» Given problem: Take the lines from the head of the listing through the one bearing "PW, PH = W - L - R, H - T - B" and copy them exactly, leaving every picture out.

» Material provided:
** begin **
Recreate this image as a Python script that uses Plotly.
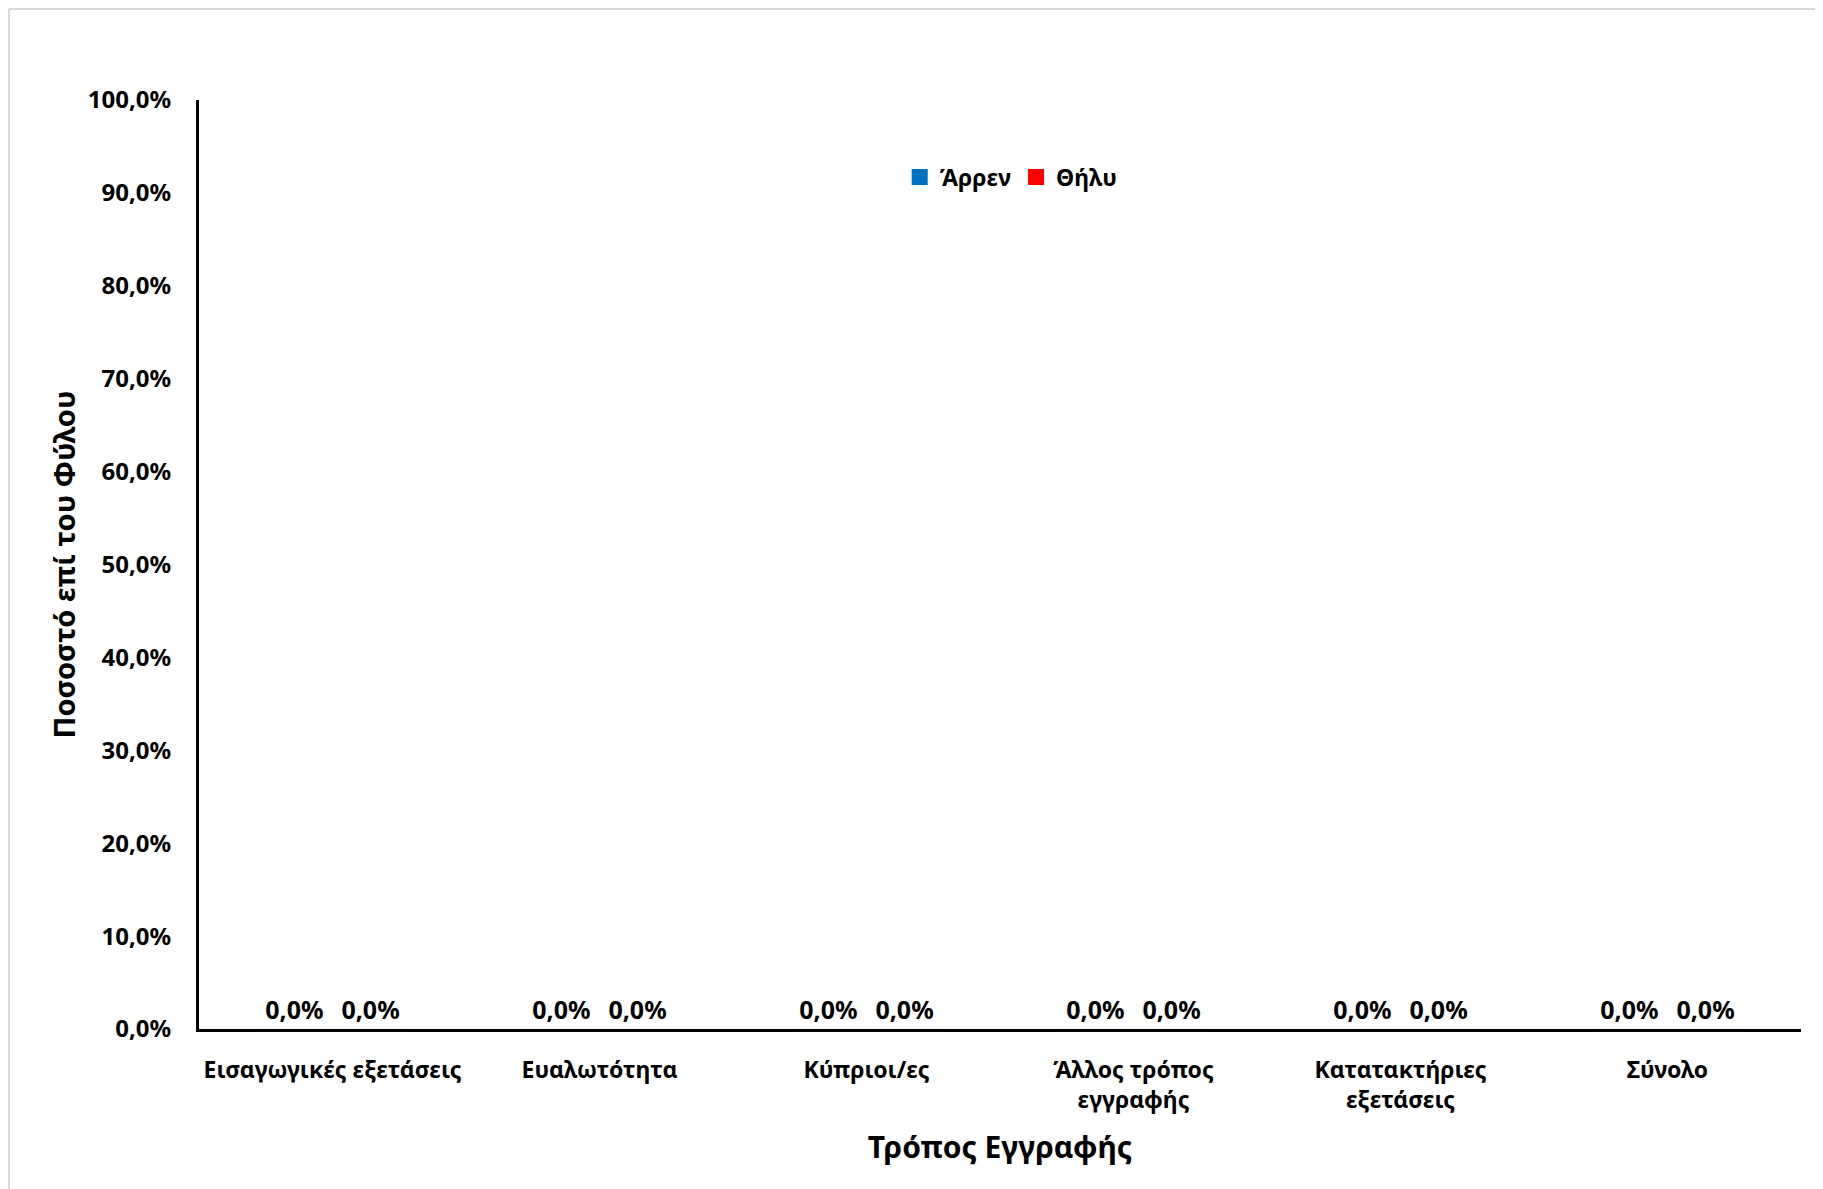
import plotly.graph_objects as go

categories = ["Εισαγωγικές εξετάσεις", "Ευαλωτότητα", "Κύπριοι/ες",
              "Άλλος τρόπος<br>εγγραφής", "Κατατακτήριες<br>εξετάσεις", "Σύνολο"]
male_values = [0.0, 0.0, 0.0, 0.0, 0.0, 0.0]
female_values = [0.0, 0.0, 0.0, 0.0, 0.0, 0.0]
series_names = ["Άρρεν", "Θήλυ"]
series_colors = ["#0070C0", "#FF0000"]
y_tick_values = [0, 10, 20, 30, 40, 50, 60, 70, 80, 90, 100]
y_tick_labels = ["0,0%", "10,0%", "20,0%", "30,0%", "40,0%", "50,0%",
                 "60,0%", "70,0%", "80,0%", "90,0%", "100,0%"]

FONT = "Noto Sans"
W, H = 1815, 1181
L, R, T, B = 191, 22, 92, 160
PW, PH = W - L - R, H - T - B

def fmt(v):
    return f"{v:.1f}".replace(".", ",") + "%"

fig = go.Figure()
for name, color, vals in zip(series_names, series_colors, [male_values, female_values]):
    fig.add_trace(go.Bar(
        x=categories, y=vals, name=name, marker_color=color, showlegend=False,
        text=[fmt(v) for v in vals], textposition="outside",
        textfont=dict(family=FONT, size=25, color="#000000", weight="bold"), cliponaxis=False,
    ))
for name, color in zip(series_names, series_colors):
    fig.add_trace(go.Scatter(
        x=[None], y=[None], mode="markers", name=name,
        marker=dict(symbol="square", size=16, color=color),
    ))

fig.update_layout(
    width=W, height=H,
    margin=dict(l=L, r=R, t=T, b=B),
    paper_bgcolor="white", plot_bgcolor="white",
    barmode="group", bargap=0.43, bargroupgap=0.0,
    font=dict(family=FONT, size=22, color="#000000", weight="bold"),
    showlegend=True,
    legend=dict(orientation="h", x=0.507, y=1 - (169 - T) / PH, xanchor="center", yanchor="middle",
                font=dict(family=FONT, size=23, color="#000000", weight="bold"),
                itemwidth=30, traceorder="normal"),
    xaxis=dict(
        showline=True, linecolor="#000000", linewidth=3, showgrid=False,
        ticks="outside", ticklen=18, tickcolor="rgba(0,0,0,0)",
        tickfont=dict(family=FONT, size=23, weight="bold"),
        title=dict(text="Τρόπος Εγγραφής", font=dict(family=FONT, size=30, weight="bold"),
                   standoff=24),
        tickangle=0,
    ),
    yaxis=dict(
        range=[0, 100], showline=True, linecolor="#000000", linewidth=3,
        showgrid=False, zeroline=False,
        tickmode="array", tickvals=y_tick_values, ticktext=y_tick_labels,
        ticks="outside", ticklen=20, tickcolor="rgba(0,0,0,0)",
        tickfont=dict(family=FONT, size=24, weight="bold"),
        title=dict(text="Ποσοστό επί του Φύλου", font=dict(family=FONT, size=29, weight="bold"),
                   standoff=4),
    ),
    shapes=[
        dict(type="line", xref="paper", yref="paper", x0=(1 - L) / PW, x1=1 + (R + 5) / PW,
             y0=1 + (T - 1) / PH, y1=1 + (T - 1) / PH, line=dict(color="#D9D9D9", width=2)),
        dict(type="line", xref="paper", yref="paper", x0=(1 - L) / PW, x1=(1 - L) / PW,
             y0=-(B + 5) / PH, y1=1 + (T - 1) / PH, line=dict(color="#D9D9D9", width=2)),
    ],
)

fig.write_html("out.html")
** end **
» The completed task:
Recreate this image as a Python script that uses Plotly.
import plotly.graph_objects as go

categories = ["Εισαγωγικές εξετάσεις", "Ευαλωτότητα", "Κύπριοι/ες",
              "Άλλος τρόπος<br>εγγραφής", "Κατατακτήριες<br>εξετάσεις", "Σύνολο"]
male_values = [0.0, 0.0, 0.0, 0.0, 0.0, 0.0]
female_values = [0.0, 0.0, 0.0, 0.0, 0.0, 0.0]
series_names = ["Άρρεν", "Θήλυ"]
series_colors = ["#0070C0", "#FF0000"]
y_tick_values = [0, 10, 20, 30, 40, 50, 60, 70, 80, 90, 100]
y_tick_labels = ["0,0%", "10,0%", "20,0%", "30,0%", "40,0%", "50,0%",
                 "60,0%", "70,0%", "80,0%", "90,0%", "100,0%"]

FONT = "Noto Sans"
W, H = 1815, 1181
L, R, T, B = 191, 22, 92, 160
PW, PH = W - L - R, H - T - B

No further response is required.